(Raw records)

====

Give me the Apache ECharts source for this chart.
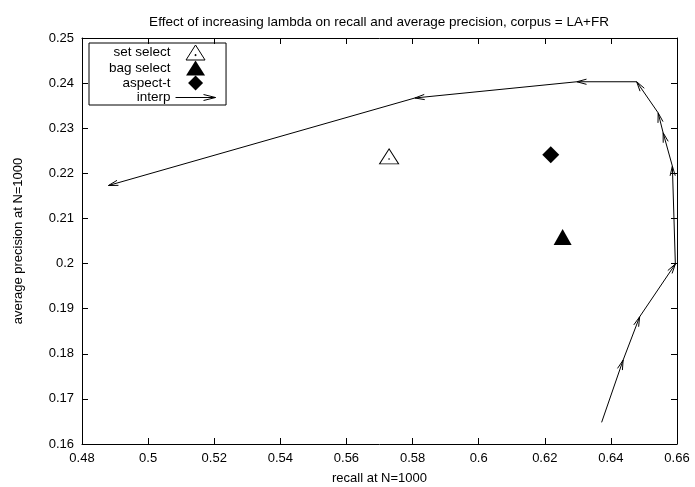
<!DOCTYPE html>
<html>
<head>
<meta charset="utf-8">
<title>Effect of increasing lambda on recall and average precision</title>
<script src="https://cdn.jsdelivr.net/npm/echarts@6/dist/echarts.min.js"></script>
<style>
  html, body { margin: 0; padding: 0; background: #fff; }
  #chart { width: 695px; height: 487px; }
</style>
</head>
<body>
<div id="chart"></div>
<script>
// Single-run results (recall, average precision at N=1000)
const setSelect = [[0.5729, 0.2232]];
const bagSelect = [[0.6254, 0.2053]];
const aspectT = [[0.6218, 0.2241]];

// Interpolation path as lambda increases (consecutive points joined by arrows)
const interpRecall = [0.6372, 0.6437, 0.6487, 0.6595, 0.6586, 0.6558, 0.6543, 0.6478, 0.6297, 0.5807, 0.4880];
const interpPrecision = [0.1648, 0.1786, 0.1882, 0.1999, 0.2216, 0.2290, 0.2334, 0.2403, 0.2403, 0.2367, 0.2173];

// Axis ranges and ticks
const xRange = { min: 0.48, max: 0.66, step: 0.02 };
const yRange = { min: 0.16, max: 0.25, step: 0.01 };

const FONT = "'Liberation Sans', Arial, Helvetica, sans-serif";
const INK = '#000';

// Arrow segments: [x1, y1, x2, y2]
const segments = [];
for (let i = 0; i + 1 < interpRecall.length; i++) {
  segments.push([interpRecall[i], interpPrecision[i], interpRecall[i + 1], interpPrecision[i + 1]]);
}

const tickFmt = v => String(+(+v).toFixed(2));

function valueAxis(range, position, withLabels, extra) {
  return Object.assign({
    type: 'value',
    position: position,
    min: range.min,
    max: range.max,
    interval: range.step,
    axisLine: { show: true, onZero: false, lineStyle: { color: INK, width: 1 } },
    axisTick: { show: true, inside: true, length: 6, lineStyle: { color: INK, width: 1 } },
    axisLabel: {
      show: withLabels,
      formatter: tickFmt,
      color: INK,
      fontFamily: FONT,
      fontSize: 13,
      margin: 8
    },
    splitLine: { show: false }
  }, extra || {});
}

// Vector head drawn at the end point of each segment (open V)
function renderArrow(params, api) {
  const p1 = api.coord([api.value(0), api.value(1)]);
  const p2 = api.coord([api.value(2), api.value(3)]);
  const ang = Math.atan2(p2[1] - p1[1], p2[0] - p1[0]);
  const len = 10, spread = Math.PI / 12;
  const h1 = [p2[0] - len * Math.cos(ang - spread), p2[1] - len * Math.sin(ang - spread)];
  const h2 = [p2[0] - len * Math.cos(ang + spread), p2[1] - len * Math.sin(ang + spread)];
  return {
    type: 'group',
    children: [
      { type: 'line', shape: { x1: p1[0], y1: p1[1], x2: p2[0], y2: p2[1] },
        style: { stroke: INK, lineWidth: 1 } },
      { type: 'polyline', shape: { points: [h1, p2, h2] },
        style: { stroke: INK, fill: null, lineWidth: 1 } }
    ]
  };
}

const chart = echarts.init(document.getElementById('chart'), null, { renderer: 'canvas' });

chart.setOption({
  animation: false,
  backgroundColor: '#fff',
  title: {
    text: 'Effect of increasing lambda on recall and average precision, corpus = LA+FR',
    left: 374,
    textAlign: 'center',
    top: 10,
    textStyle: { fontFamily: FONT, fontSize: 13.5, fontWeight: 'normal', color: INK }
  },
  grid: { left: 82, right: 18, top: 38, bottom: 43, outerBoundsMode: 'none' },
  legend: {
    orient: 'vertical',
    align: 'right',
    left: 89,
    top: 43,
    itemWidth: 40,
    itemHeight: 15,
    itemGap: 0,
    padding: [1.5, 8, 0.5, 20],
    borderColor: INK,
    borderWidth: 1,
    borderRadius: 0,
    selectedMode: false,
    symbolKeepAspect: true,
    textStyle: { fontFamily: FONT, fontSize: 13.5, color: INK },
    data: [
      { name: 'set select', icon: 'path://M9.5 0L19 15L0 15Z M9 9.6L10 9.6L10 10.6L9 10.6Z',
        itemStyle: { color: '#fff', borderColor: INK, borderWidth: 1 } },
      { name: 'bag select', icon: 'path://M9.5 0L19 15L0 15Z', itemStyle: { color: INK, borderWidth: 0 } },
      { name: 'aspect-t', icon: 'path://M8 0L16 8L8 16L0 8Z', itemStyle: { color: INK, borderWidth: 0 } },
      { name: 'interp', icon: 'path://M0 5L40 5M28 2L40 5L28 8',
        itemStyle: { color: 'none', borderColor: INK, borderWidth: 1 } }
    ]
  },
  xAxis: [
    valueAxis(xRange, 'bottom', true, {
      name: 'recall at N=1000',
      nameLocation: 'middle',
      nameGap: 28,
      nameTextStyle: { fontFamily: FONT, fontSize: 13, color: INK }
    }),
    valueAxis(xRange, 'top', false)
  ],
  yAxis: [
    valueAxis(yRange, 'left', true, {
      name: 'average precision at N=1000',
      nameLocation: 'middle',
      nameGap: 57,
      nameTextStyle: { fontFamily: FONT, fontSize: 13, color: INK }
    }),
    valueAxis(yRange, 'right', false)
  ],
  series: [
    {
      name: 'set select',
      type: 'scatter',
      data: setSelect,
      symbol: 'triangle',
      symbolSize: [19, 15],
      symbolOffset: [0, -2.5],
      itemStyle: { color: '#fff', borderColor: INK, borderWidth: 1, opacity: 1 },
      z: 3
    },
    {
      // centre dot of the open triangle
      name: 'set select centre',
      type: 'scatter',
      data: setSelect,
      symbol: 'rect',
      symbolSize: 1.5,
      itemStyle: { color: INK },
      silent: true,
      z: 4
    },
    {
      name: 'bag select',
      type: 'scatter',
      data: bagSelect,
      symbol: 'triangle',
      symbolSize: [18, 16],
      symbolOffset: [0, -2.6],
      itemStyle: { color: INK, opacity: 1 },
      z: 3
    },
    {
      name: 'aspect-t',
      type: 'scatter',
      data: aspectT,
      symbol: 'diamond',
      symbolSize: [17, 17],
      itemStyle: { color: INK, opacity: 1 },
      z: 3
    },
    {
      name: 'interp',
      type: 'custom',
      data: segments,
      encode: { x: [0, 2], y: [1, 3] },
      renderItem: renderArrow,
      clip: false,
      z: 2
    }
  ]
});
</script>
</body>
</html>
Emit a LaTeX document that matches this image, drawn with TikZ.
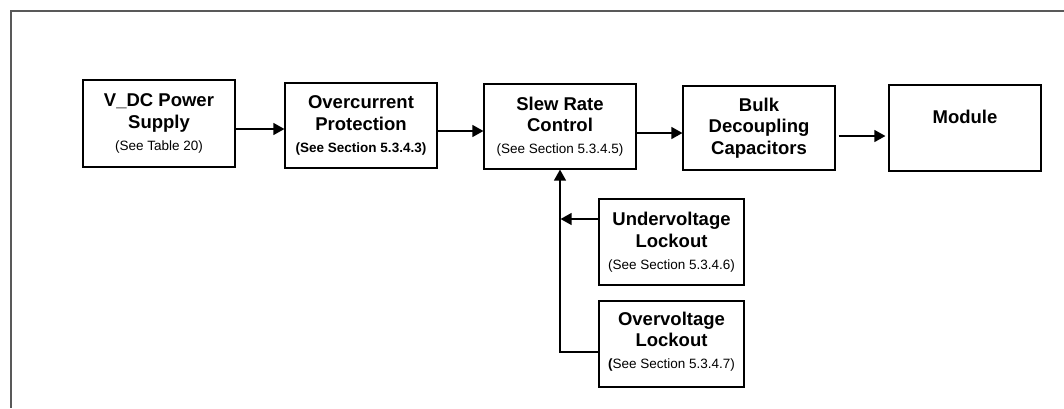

====

The material above must be printed exactly, with its pictures left out.

* [Task output]:
Give me the Apache ECharts source for this chart.
<!DOCTYPE html>
<html>
<head>
<meta charset="utf-8">
<title>Effect of increasing lambda on recall and average precision</title>
<script src="https://cdn.jsdelivr.net/npm/echarts@6/dist/echarts.min.js"></script>
<style>
  html, body { margin: 0; padding: 0; background: #fff; }
  #chart { width: 695px; height: 487px; }
</style>
</head>
<body>
<div id="chart"></div>
<script>
// Single-run results (recall, average precision at N=1000)
const setSelect = [[0.5729, 0.2232]];
const bagSelect = [[0.6254, 0.2053]];
const aspectT = [[0.6218, 0.2241]];

// Interpolation path as lambda increases (consecutive points joined by arrows)
const interpRecall = [0.6372, 0.6437, 0.6487, 0.6595, 0.6586, 0.6558, 0.6543, 0.6478, 0.6297, 0.5807, 0.4880];
const interpPrecision = [0.1648, 0.1786, 0.1882, 0.1999, 0.2216, 0.2290, 0.2334, 0.2403, 0.2403, 0.2367, 0.2173];

// Axis ranges and ticks
const xRange = { min: 0.48, max: 0.66, step: 0.02 };
const yRange = { min: 0.16, max: 0.25, step: 0.01 };

const FONT = "'Liberation Sans', Arial, Helvetica, sans-serif";
const INK = '#000';

// Arrow segments: [x1, y1, x2, y2]
const segments = [];
for (let i = 0; i + 1 < interpRecall.length; i++) {
  segments.push([interpRecall[i], interpPrecision[i], interpRecall[i + 1], interpPrecision[i + 1]]);
}

const tickFmt = v => String(+(+v).toFixed(2));

function valueAxis(range, position, withLabels, extra) {
  return Object.assign({
    type: 'value',
    position: position,
    min: range.min,
    max: range.max,
    interval: range.step,
    axisLine: { show: true, onZero: false, lineStyle: { color: INK, width: 1 } },
    axisTick: { show: true, inside: true, length: 6, lineStyle: { color: INK, width: 1 } },
    axisLabel: {
      show: withLabels,
      formatter: tickFmt,
      color: INK,
      fontFamily: FONT,
      fontSize: 13,
      margin: 8
    },
    splitLine: { show: false }
  }, extra || {});
}

// Vector head drawn at the end point of each segment (open V)
function renderArrow(params, api) {
  const p1 = api.coord([api.value(0), api.value(1)]);
  const p2 = api.coord([api.value(2), api.value(3)]);
  const ang = Math.atan2(p2[1] - p1[1], p2[0] - p1[0]);
  const len = 10, spread = Math.PI / 12;
  const h1 = [p2[0] - len * Math.cos(ang - spread), p2[1] - len * Math.sin(ang - spread)];
  const h2 = [p2[0] - len * Math.cos(ang + spread), p2[1] - len * Math.sin(ang + spread)];
  return {
    type: 'group',
    children: [
      { type: 'line', shape: { x1: p1[0], y1: p1[1], x2: p2[0], y2: p2[1] },
        style: { stroke: INK, lineWidth: 1 } },
      { type: 'polyline', shape: { points: [h1, p2, h2] },
        style: { stroke: INK, fill: null, lineWidth: 1 } }
    ]
  };
}

const chart = echarts.init(document.getElementById('chart'), null, { renderer: 'canvas' });

chart.setOption({
  animation: false,
  backgroundColor: '#fff',
  title: {
    text: 'Effect of increasing lambda on recall and average precision, corpus = LA+FR',
    left: 374,
    textAlign: 'center',
    top: 10,
    textStyle: { fontFamily: FONT, fontSize: 13.5, fontWeight: 'normal', color: INK }
  },
  grid: { left: 82, right: 18, top: 38, bottom: 43, outerBoundsMode: 'none' },
  legend: {
    orient: 'vertical',
    align: 'right',
    left: 89,
    top: 43,
    itemWidth: 40,
    itemHeight: 15,
    itemGap: 0,
    padding: [1.5, 8, 0.5, 20],
    borderColor: INK,
    borderWidth: 1,
    borderRadius: 0,
    selectedMode: false,
    symbolKeepAspect: true,
    textStyle: { fontFamily: FONT, fontSize: 13.5, color: INK },
    data: [
      { name: 'set select', icon: 'path://M9.5 0L19 15L0 15Z M9 9.6L10 9.6L10 10.6L9 10.6Z',
        itemStyle: { color: '#fff', borderColor: INK, borderWidth: 1 } },
      { name: 'bag select', icon: 'path://M9.5 0L19 15L0 15Z', itemStyle: { color: INK, borderWidth: 0 } },
      { name: 'aspect-t', icon: 'path://M8 0L16 8L8 16L0 8Z', itemStyle: { color: INK, borderWidth: 0 } },
      { name: 'interp', icon: 'path://M0 5L40 5M28 2L40 5L28 8',
        itemStyle: { color: 'none', borderColor: INK, borderWidth: 1 } }
    ]
  },
  xAxis: [
    valueAxis(xRange, 'bottom', true, {
      name: 'recall at N=1000',
      nameLocation: 'middle',
      nameGap: 28,
      nameTextStyle: { fontFamily: FONT, fontSize: 13, color: INK }
    }),
    valueAxis(xRange, 'top', false)
  ],
  yAxis: [
    valueAxis(yRange, 'left', true, {
      name: 'average precision at N=1000',
      nameLocation: 'middle',
      nameGap: 57,
      nameTextStyle: { fontFamily: FONT, fontSize: 13, color: INK }
    }),
    valueAxis(yRange, 'right', false)
  ],
  series: [
    {
      name: 'set select',
      type: 'scatter',
      data: setSelect,
      symbol: 'triangle',
      symbolSize: [19, 15],
      symbolOffset: [0, -2.5],
      itemStyle: { color: '#fff', borderColor: INK, borderWidth: 1, opacity: 1 },
      z: 3
    },
    {
      // centre dot of the open triangle
      name: 'set select centre',
      type: 'scatter',
      data: setSelect,
      symbol: 'rect',
      symbolSize: 1.5,
      itemStyle: { color: INK },
      silent: true,
      z: 4
    },
    {
      name: 'bag select',
      type: 'scatter',
      data: bagSelect,
      symbol: 'triangle',
      symbolSize: [18, 16],
      symbolOffset: [0, -2.6],
      itemStyle: { color: INK, opacity: 1 },
      z: 3
    },
    {
      name: 'aspect-t',
      type: 'scatter',
      data: aspectT,
      symbol: 'diamond',
      symbolSize: [17, 17],
      itemStyle: { color: INK, opacity: 1 },
      z: 3
    },
    {
      name: 'interp',
      type: 'custom',
      data: segments,
      encode: { x: [0, 2], y: [1, 3] },
      renderItem: renderArrow,
      clip: false,
      z: 2
    }
  ]
});
</script>
</body>
</html>
Emit a LaTeX document that matches this image, drawn with TikZ.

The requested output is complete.